▸ **GOAL**: Transcribe everything in the data word for word. Pictures are left out.

▸ **DATA SEGMENT**:

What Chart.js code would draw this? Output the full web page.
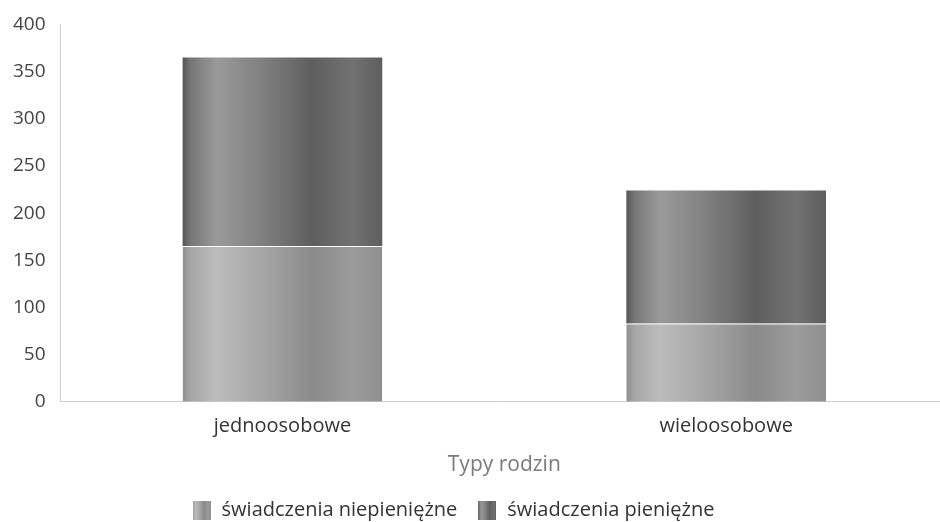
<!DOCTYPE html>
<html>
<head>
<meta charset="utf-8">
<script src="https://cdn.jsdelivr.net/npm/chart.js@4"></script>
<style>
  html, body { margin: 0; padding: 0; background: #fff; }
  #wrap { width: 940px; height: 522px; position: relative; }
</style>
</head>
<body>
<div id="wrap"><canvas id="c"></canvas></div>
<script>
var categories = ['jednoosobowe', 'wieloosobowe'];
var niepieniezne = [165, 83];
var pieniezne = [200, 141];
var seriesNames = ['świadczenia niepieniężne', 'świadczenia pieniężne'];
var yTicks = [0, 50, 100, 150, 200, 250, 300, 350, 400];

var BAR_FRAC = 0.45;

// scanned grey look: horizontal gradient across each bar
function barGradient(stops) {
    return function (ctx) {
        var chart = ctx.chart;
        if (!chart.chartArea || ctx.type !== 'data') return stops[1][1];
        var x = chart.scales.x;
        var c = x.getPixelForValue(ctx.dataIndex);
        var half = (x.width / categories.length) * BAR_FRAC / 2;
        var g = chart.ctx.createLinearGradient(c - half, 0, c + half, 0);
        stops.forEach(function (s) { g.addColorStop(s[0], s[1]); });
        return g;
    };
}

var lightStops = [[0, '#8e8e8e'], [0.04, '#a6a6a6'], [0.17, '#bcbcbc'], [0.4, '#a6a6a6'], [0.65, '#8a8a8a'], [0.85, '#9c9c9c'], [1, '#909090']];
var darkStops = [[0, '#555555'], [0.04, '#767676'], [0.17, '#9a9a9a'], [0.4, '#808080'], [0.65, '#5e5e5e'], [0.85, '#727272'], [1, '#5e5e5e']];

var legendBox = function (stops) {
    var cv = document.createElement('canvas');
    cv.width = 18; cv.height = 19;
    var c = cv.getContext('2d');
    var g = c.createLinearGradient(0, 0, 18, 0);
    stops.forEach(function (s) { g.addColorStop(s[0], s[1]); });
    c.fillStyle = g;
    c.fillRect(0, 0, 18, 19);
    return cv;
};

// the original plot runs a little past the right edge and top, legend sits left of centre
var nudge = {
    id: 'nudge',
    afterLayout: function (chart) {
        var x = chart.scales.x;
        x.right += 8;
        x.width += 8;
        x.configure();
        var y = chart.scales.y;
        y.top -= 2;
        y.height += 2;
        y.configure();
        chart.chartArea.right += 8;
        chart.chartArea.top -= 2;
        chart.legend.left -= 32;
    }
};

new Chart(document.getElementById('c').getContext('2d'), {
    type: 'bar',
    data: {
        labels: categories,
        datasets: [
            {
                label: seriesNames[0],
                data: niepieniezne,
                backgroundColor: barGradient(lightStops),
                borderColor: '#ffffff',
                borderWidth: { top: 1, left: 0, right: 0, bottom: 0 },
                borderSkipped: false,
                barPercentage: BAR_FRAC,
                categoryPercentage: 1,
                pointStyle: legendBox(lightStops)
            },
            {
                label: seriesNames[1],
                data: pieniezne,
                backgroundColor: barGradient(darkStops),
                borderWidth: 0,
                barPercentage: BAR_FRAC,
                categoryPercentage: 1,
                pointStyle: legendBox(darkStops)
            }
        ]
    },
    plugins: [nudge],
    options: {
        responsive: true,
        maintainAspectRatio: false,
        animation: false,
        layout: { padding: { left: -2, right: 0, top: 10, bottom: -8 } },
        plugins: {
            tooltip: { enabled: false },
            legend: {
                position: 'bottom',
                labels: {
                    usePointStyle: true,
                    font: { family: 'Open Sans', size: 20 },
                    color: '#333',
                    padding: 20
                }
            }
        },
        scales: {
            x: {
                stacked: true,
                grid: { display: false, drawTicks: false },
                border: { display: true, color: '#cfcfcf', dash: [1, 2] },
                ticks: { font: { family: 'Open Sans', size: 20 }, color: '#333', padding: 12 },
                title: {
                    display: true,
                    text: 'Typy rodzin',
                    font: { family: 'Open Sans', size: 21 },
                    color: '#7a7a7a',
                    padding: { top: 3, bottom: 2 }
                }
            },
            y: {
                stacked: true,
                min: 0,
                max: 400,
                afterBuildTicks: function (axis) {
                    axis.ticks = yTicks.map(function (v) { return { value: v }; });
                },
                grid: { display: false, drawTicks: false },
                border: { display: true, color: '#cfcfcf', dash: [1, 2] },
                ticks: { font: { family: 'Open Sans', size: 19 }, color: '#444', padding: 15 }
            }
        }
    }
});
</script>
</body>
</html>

▸ **COMPLETED EXERCISE**:
What Chart.js code would draw this? Output the full web page.
<!DOCTYPE html>
<html>
<head>
<meta charset="utf-8">
<script src="https://cdn.jsdelivr.net/npm/chart.js@4"></script>
<style>
  html, body { margin: 0; padding: 0; background: #fff; }
  #wrap { width: 940px; height: 522px; position: relative; }
</style>
</head>
<body>
<div id="wrap"><canvas id="c"></canvas></div>
<script>
var categories = ['jednoosobowe', 'wieloosobowe'];
var niepieniezne = [165, 83];
var pieniezne = [200, 141];
var seriesNames = ['świadczenia niepieniężne', 'świadczenia pieniężne'];
var yTicks = [0, 50, 100, 150, 200, 250, 300, 350, 400];

var BAR_FRAC = 0.45;

// scanned grey look: horizontal gradient across each bar
function barGradient(stops) {
    return function (ctx) {
        var chart = ctx.chart;
        if (!chart.chartArea || ctx.type !== 'data') return stops[1][1];
        var x = chart.scales.x;
        var c = x.getPixelForValue(ctx.dataIndex);
        var half = (x.width / categories.length) * BAR_FRAC / 2;
        var g = chart.ctx.createLinearGradient(c - half, 0, c + half, 0);
        stops.forEach(function (s) { g.addColorStop(s[0], s[1]); });
        return g;
    };
}

var lightStops = [[0, '#8e8e8e'], [0.04, '#a6a6a6'], [0.17, '#bcbcbc'], [0.4, '#a6a6a6'], [0.65, '#8a8a8a'], [0.85, '#9c9c9c'], [1, '#909090']];
var darkStops = [[0, '#555555'], [0.04, '#767676'], [0.17, '#9a9a9a'], [0.4, '#808080'], [0.65, '#5e5e5e'], [0.85, '#727272'], [1, '#5e5e5e']];

var legendBox = function (stops) {
    var cv = document.createElement('canvas');
    cv.width = 18; cv.height = 19;
    var c = cv.getContext('2d');
    var g = c.createLinearGradient(0, 0, 18, 0);
    stops.forEach(function (s) { g.addColorStop(s[0], s[1]); });
    c.fillStyle = g;
    c.fillRect(0, 0, 18, 19);
    return cv;
};

// the original plot runs a little past the right edge and top, legend sits left of centre
var nudge = {
    id: 'nudge',
    afterLayout: function (chart) {
        var x = chart.scales.x;
        x.right += 8;
        x.width += 8;
        x.configure();
        var y = chart.scales.y;
        y.top -= 2;
        y.height += 2;
        y.configure();
        chart.chartArea.right += 8;
        chart.chartArea.top -= 2;
        chart.legend.left -= 32;
    }
};

new Chart(document.getElementById('c').getContext('2d'), {
    type: 'bar',
    data: {
        labels: categories,
        datasets: [
            {
                label: seriesNames[0],
                data: niepieniezne,
                backgroundColor: barGradient(lightStops),
                borderColor: '#ffffff',
                borderWidth: { top: 1, left: 0, right: 0, bottom: 0 },
                borderSkipped: false,
                barPercentage: BAR_FRAC,
                categoryPercentage: 1,
                pointStyle: legendBox(lightStops)
            },
            {
                label: seriesNames[1],
                data: pieniezne,
                backgroundColor: barGradient(darkStops),
                borderWidth: 0,
                barPercentage: BAR_FRAC,
                categoryPercentage: 1,
                pointStyle: legendBox(darkStops)
            }
        ]
    },
    plugins: [nudge],
    options: {
        responsive: true,
        maintainAspectRatio: false,
        animation: false,
        layout: { padding: { left: -2, right: 0, top: 10, bottom: -8 } },
        plugins: {
            tooltip: { enabled: false },
            legend: {
                position: 'bottom',
                labels: {
                    usePointStyle: true,
                    font: { family: 'Open Sans', size: 20 },
                    color: '#333',
                    padding: 20
                }
            }
        },
        scales: {
            x: {
                stacked: true,
                grid: { display: false, drawTicks: false },
                border: { display: true, color: '#cfcfcf', dash: [1, 2] },
                ticks: { font: { family: 'Open Sans', size: 20 }, color: '#333', padding: 12 },
                title: {
                    display: true,
                    text: 'Typy rodzin',
                    font: { family: 'Open Sans', size: 21 },
                    color: '#7a7a7a',
                    padding: { top: 3, bottom: 2 }
                }
            },
            y: {
                stacked: true,
                min: 0,
                max: 400,
                afterBuildTicks: function (axis) {
                    axis.ticks = yTicks.map(function (v) { return { value: v }; });
                },
                grid: { display: false, drawTicks: false },
                border: { display: true, color: '#cfcfcf', dash: [1, 2] },
                ticks: { font: { family: 'Open Sans', size: 19 }, color: '#444', padding: 15 }
            }
        }
    }
});
</script>
</body>
</html>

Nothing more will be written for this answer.